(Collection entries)
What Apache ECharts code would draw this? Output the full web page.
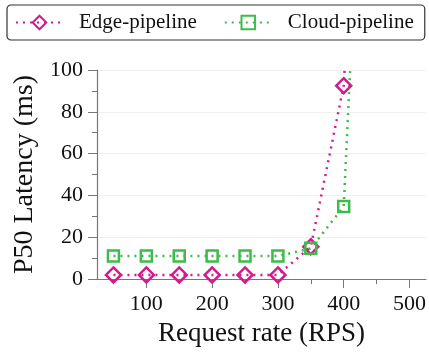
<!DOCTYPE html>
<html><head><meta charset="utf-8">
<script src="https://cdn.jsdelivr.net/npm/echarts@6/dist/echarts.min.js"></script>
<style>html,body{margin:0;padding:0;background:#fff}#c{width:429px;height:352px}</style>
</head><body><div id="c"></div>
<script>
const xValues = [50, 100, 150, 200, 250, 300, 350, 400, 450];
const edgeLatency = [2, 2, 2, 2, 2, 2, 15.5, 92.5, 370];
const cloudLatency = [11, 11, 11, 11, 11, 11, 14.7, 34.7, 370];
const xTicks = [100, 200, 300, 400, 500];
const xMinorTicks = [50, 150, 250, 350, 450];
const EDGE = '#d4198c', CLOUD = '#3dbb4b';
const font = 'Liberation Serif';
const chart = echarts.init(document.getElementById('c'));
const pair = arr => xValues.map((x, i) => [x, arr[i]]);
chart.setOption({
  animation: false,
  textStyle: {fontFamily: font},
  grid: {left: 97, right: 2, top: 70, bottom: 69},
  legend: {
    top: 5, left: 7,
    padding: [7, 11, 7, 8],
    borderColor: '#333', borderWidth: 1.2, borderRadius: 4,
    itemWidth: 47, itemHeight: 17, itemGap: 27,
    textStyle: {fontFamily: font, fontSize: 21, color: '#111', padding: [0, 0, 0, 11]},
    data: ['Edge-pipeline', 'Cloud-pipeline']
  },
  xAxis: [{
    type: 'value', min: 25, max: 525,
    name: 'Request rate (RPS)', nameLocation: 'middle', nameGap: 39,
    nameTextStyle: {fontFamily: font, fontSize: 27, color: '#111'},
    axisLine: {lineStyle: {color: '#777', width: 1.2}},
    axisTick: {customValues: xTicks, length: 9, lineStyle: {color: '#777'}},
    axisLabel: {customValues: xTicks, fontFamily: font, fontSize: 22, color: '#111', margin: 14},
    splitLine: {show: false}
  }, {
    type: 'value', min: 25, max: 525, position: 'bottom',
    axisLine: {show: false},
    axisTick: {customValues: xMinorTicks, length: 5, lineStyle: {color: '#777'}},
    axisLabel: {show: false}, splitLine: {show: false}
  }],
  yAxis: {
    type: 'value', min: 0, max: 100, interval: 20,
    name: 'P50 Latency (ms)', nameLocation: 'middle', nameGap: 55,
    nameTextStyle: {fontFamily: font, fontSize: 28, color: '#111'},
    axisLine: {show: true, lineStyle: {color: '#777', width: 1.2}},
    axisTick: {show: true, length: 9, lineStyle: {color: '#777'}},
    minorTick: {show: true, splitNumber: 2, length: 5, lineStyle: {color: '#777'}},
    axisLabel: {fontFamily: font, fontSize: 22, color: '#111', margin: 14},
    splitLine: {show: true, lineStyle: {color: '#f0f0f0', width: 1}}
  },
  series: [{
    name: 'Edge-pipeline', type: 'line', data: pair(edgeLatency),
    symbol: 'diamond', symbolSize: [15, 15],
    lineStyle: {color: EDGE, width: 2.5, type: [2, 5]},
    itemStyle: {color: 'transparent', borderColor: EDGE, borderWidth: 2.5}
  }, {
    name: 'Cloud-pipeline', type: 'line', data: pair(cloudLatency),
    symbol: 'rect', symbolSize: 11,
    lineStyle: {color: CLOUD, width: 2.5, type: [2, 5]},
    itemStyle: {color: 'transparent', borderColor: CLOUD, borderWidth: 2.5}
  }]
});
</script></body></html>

* * *

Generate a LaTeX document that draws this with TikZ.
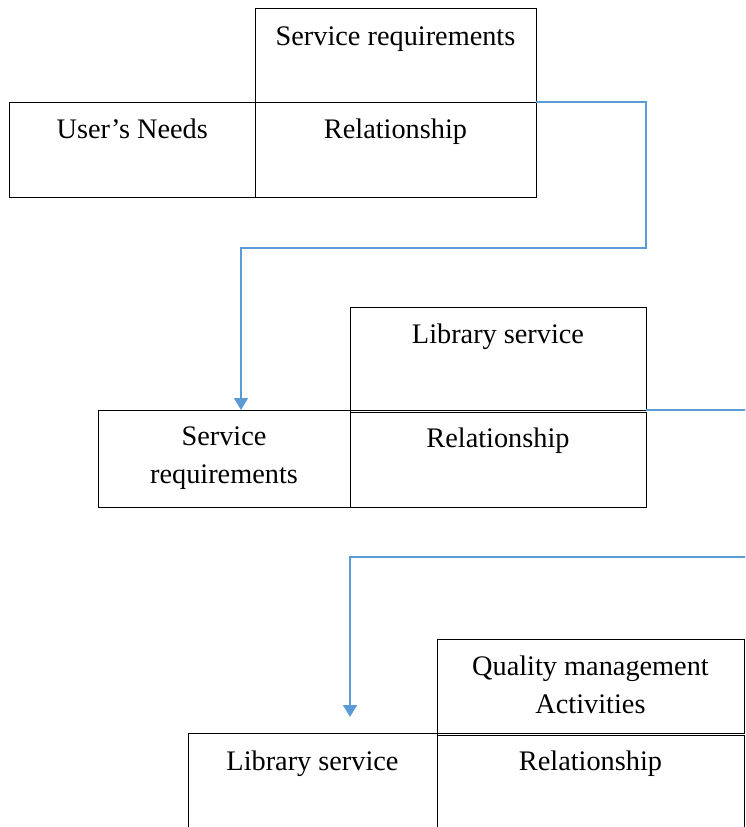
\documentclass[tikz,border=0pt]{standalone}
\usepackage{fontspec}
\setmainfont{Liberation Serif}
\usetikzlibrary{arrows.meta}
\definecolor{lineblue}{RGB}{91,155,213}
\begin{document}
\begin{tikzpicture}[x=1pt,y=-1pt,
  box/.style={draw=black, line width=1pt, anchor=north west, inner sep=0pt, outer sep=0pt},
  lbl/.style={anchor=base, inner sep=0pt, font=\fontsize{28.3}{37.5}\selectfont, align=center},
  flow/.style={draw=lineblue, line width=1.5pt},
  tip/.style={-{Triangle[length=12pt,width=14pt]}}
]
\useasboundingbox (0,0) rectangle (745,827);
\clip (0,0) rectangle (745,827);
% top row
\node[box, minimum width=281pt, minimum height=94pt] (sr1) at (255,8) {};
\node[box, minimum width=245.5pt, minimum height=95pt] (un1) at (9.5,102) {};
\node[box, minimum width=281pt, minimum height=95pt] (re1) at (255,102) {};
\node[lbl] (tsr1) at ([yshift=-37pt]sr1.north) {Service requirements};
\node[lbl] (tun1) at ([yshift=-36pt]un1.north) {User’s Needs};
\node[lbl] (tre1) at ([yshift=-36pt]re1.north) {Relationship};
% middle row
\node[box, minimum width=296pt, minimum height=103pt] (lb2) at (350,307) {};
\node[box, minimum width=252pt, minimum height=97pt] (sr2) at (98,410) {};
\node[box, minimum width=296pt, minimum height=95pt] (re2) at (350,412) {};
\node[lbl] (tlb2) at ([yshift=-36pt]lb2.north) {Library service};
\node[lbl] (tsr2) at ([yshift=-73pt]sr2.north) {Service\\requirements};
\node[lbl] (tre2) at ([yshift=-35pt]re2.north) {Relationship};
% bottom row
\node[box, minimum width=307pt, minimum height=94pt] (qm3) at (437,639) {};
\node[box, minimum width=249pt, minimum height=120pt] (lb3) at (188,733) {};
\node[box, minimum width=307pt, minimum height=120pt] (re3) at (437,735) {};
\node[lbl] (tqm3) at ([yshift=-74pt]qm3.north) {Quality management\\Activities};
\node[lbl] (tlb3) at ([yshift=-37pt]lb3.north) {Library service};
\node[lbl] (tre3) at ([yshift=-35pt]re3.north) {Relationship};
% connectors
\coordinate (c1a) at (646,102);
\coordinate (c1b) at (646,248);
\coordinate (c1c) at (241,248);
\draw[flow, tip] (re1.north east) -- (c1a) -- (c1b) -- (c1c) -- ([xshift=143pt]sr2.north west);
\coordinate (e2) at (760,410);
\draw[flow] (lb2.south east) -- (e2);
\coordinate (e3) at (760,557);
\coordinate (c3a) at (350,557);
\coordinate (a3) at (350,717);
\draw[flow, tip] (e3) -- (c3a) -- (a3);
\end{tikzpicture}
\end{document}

* * *

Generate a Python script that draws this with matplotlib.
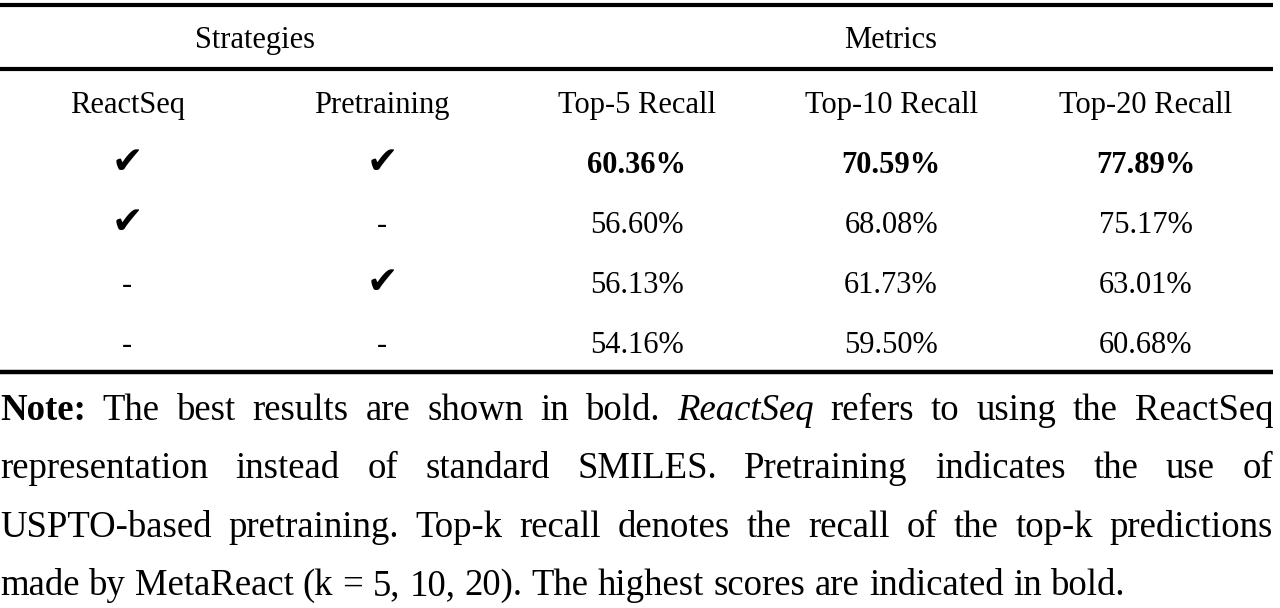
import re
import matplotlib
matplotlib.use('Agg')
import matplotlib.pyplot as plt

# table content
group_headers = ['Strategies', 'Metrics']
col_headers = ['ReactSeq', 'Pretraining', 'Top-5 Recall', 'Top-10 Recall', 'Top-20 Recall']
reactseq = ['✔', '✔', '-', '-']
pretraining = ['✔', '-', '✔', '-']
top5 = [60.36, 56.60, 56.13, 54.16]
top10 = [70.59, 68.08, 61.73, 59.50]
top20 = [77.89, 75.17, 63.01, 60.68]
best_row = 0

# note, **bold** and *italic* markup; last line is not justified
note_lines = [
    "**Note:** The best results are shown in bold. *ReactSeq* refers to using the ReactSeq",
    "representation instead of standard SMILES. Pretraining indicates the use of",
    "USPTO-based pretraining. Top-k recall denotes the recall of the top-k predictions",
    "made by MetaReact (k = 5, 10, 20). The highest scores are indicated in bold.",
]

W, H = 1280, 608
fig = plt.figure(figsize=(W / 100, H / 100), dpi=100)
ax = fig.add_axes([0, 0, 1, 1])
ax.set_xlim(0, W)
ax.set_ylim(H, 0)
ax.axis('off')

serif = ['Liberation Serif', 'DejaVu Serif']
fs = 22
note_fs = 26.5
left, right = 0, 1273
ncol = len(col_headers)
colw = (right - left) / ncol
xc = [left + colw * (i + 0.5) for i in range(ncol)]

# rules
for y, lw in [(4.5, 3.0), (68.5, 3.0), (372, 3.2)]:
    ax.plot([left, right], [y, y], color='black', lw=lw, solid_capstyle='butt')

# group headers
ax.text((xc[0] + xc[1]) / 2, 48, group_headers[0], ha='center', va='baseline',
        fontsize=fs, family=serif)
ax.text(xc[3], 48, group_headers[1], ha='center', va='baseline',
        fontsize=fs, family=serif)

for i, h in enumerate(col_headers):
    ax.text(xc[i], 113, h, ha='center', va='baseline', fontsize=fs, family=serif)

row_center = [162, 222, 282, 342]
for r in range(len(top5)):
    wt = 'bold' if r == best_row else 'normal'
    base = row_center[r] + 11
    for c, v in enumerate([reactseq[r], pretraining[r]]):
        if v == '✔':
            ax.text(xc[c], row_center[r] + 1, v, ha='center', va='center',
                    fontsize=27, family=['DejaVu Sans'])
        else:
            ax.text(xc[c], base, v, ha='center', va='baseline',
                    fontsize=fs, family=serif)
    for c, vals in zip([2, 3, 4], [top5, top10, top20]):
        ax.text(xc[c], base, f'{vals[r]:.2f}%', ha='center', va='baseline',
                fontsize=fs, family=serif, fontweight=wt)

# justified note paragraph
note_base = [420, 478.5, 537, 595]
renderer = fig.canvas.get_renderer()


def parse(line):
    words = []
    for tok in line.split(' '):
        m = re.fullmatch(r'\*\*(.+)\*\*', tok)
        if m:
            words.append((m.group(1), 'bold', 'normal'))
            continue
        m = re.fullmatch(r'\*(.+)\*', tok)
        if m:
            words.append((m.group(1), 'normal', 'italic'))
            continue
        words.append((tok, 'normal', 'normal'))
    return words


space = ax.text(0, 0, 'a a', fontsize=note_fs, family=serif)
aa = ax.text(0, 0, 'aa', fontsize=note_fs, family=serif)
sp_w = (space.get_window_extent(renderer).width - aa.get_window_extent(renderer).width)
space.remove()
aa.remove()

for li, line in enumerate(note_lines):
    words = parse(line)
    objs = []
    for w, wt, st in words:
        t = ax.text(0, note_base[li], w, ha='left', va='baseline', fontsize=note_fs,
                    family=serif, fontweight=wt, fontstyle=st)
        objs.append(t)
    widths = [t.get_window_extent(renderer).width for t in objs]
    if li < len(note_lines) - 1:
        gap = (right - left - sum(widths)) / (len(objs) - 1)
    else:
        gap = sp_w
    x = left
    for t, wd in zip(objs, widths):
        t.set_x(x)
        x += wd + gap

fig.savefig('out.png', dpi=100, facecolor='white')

Problem ▸ Show the lines that mention the word "this".

Response ▸
What Apache ECharts code would draw this? Output the full web page.
Generate a LaTeX document that draws this with TikZ.
Generate a Python script that draws this with matplotlib.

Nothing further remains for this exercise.